Evergrande WILL get chopped up and sold for $1 RMB to various private, healthy, and adequately capitalized real estate development and management players and the owners will gain great "face" with the CCP regulators (in China, building and maintaining face, aka prestige, is culturally EVERYTHING). 

THAT is the CCP Chinese way. 

$300 billion of Evergrande bondholders will get 75%-ish haircuts as the bond workout vigilantes swoop in and pick at the bloody carcass. We can also strongly infer that the 12 million Chinese urban class households who have 75% of their net worth in the homes/condos they own…and the 2 million Chinese who have place BIG 75%+ cash deposits on Evergrande real estate under development… will NOT be left twisting in the wind with their wealth eviscerated in a Chinese real estate bubble popping.

Why? Most Chinese have their wealth in real estate, not stocks. Chinese save 40% of what they earn every month (no social security system) and put their savings into "wealth products" (fixed-rate debt syndications) and real estate (and some stocks). 

Only about 15% of Chinese residential real estate has a mortgage. (OK you can stand up now after falling over.) 

What China can NOT withstand, after 20 years of non-stop real estate valuation gains, is a 20-30%+ real estate equity wipeout. The homeowners' savings rate would skyrocket even higher and crater both the regular economy and their massive real estate development economy.

We can infer this outcome for many reasons that Westerners who have not walked the streets of Shenzhen (or Beijing/Shanghai for that matter) cannot conceive. The commercial enterprise we call "real estate", even with the CCP attempts to cool it down, comprises about 27% of the ENTIRE Chinese GDP.

Real estate in China IS TBTF. 

It is impossible to imagine the scale and size of Shenzhen unless you have seen it with your own eyes. It is a city/region of nearly 20 million people living in the same square mile footprint of Los Angeles county with just 10 million residents.

The other 10 million people live on the 2nd to 60th floors of over 100,000 multi-story apartments and condominiums. 

Even in this area of Shenzhen where five apartment buildings collapsed and hundreds died, I took this picture of new apartment "homes" being built on the same land. They just built over the collapsed land.

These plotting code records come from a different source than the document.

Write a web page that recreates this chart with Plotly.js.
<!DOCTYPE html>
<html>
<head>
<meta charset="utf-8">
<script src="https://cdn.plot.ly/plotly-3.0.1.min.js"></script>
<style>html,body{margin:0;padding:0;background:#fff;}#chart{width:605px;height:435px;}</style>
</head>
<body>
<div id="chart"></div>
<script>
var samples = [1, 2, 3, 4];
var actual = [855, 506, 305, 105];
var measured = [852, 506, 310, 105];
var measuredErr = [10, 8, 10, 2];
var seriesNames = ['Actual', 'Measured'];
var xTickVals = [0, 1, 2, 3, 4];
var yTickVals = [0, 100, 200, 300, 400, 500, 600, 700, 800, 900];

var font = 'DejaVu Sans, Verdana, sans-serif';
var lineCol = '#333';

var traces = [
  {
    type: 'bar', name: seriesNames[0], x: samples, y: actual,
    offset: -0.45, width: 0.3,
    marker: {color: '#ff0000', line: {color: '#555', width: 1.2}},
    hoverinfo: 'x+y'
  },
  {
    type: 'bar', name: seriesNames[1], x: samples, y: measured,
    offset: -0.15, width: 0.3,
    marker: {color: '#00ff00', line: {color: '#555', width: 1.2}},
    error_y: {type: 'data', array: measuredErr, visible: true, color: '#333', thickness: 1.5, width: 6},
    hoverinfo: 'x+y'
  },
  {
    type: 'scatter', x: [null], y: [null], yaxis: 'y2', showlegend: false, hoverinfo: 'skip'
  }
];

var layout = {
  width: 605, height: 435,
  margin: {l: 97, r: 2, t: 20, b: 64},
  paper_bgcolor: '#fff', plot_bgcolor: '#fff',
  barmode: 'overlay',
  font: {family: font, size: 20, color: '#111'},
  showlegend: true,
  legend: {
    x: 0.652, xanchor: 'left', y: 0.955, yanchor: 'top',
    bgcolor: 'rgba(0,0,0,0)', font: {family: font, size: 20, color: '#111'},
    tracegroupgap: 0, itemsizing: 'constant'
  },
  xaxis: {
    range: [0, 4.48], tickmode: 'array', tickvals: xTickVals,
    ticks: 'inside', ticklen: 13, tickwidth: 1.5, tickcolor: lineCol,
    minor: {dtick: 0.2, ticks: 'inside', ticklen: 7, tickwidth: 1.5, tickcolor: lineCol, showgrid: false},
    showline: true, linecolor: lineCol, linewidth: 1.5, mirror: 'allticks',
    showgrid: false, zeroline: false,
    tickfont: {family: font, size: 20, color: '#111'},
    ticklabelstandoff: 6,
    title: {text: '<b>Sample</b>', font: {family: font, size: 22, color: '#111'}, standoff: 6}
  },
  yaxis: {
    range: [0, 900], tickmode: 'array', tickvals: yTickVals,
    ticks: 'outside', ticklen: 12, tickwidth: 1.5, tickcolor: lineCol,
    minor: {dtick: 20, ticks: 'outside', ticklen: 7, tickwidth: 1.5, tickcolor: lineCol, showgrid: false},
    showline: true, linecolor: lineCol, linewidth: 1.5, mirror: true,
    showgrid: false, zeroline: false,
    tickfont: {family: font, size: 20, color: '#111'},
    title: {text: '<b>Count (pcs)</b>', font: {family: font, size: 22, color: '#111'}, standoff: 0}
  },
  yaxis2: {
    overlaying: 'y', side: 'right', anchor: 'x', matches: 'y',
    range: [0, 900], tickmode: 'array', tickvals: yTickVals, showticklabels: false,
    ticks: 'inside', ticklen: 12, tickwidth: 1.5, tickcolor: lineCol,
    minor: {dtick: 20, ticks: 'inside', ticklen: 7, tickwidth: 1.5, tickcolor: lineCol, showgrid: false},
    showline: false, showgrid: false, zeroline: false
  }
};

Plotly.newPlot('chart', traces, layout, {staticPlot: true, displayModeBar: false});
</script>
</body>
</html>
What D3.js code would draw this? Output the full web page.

Another hard-to-imagine aspect of the China real estate economy is that cities, regions, and or Ministry of Finance car prevent people from selling houses 20% or lower from their acquisition price (or in some regions 20% below currently appraised value). Really, they can legislate that you, the homeowner, can't sell your house 20-30% below a certain price. Welcome to China. 

Bottom line: I am always amused and amazed when financial reporters who have never actually BEEN in China beyond Shanghai report breathlessly about the impending crash of the Chinese economy. Look, they have their own sovereign currency. Their citizens save 30-40% of their take-home pay in Chinese banks, and then they buy tangible real estate. The banks may lose money, but it's China's money and they can print all they want! They don't normally sell C.D.s to foreigners, and if they do, the foreigners convert their dollars or Euros to RMB–which the Chinese Federal Reserve bank manipulates simply buy selling US dollars that come in from Walmart, Target, Nike and Apple etc. when they pay their bills to Chinese manufacturing companies.

Out of $300 billion of Evergrande debt, only $19 billion is denominated in $US dollars–and those will be the first bonds to get schmeissed (a term I learned from Jim Cramer selling tax shelters and bonds to his hedge fund!). 

So don't worry about a China financial implosion. Look up the terms "state-controlled economy" and "Confucianism" culture. China is a wee bit different than the good ol' USofA.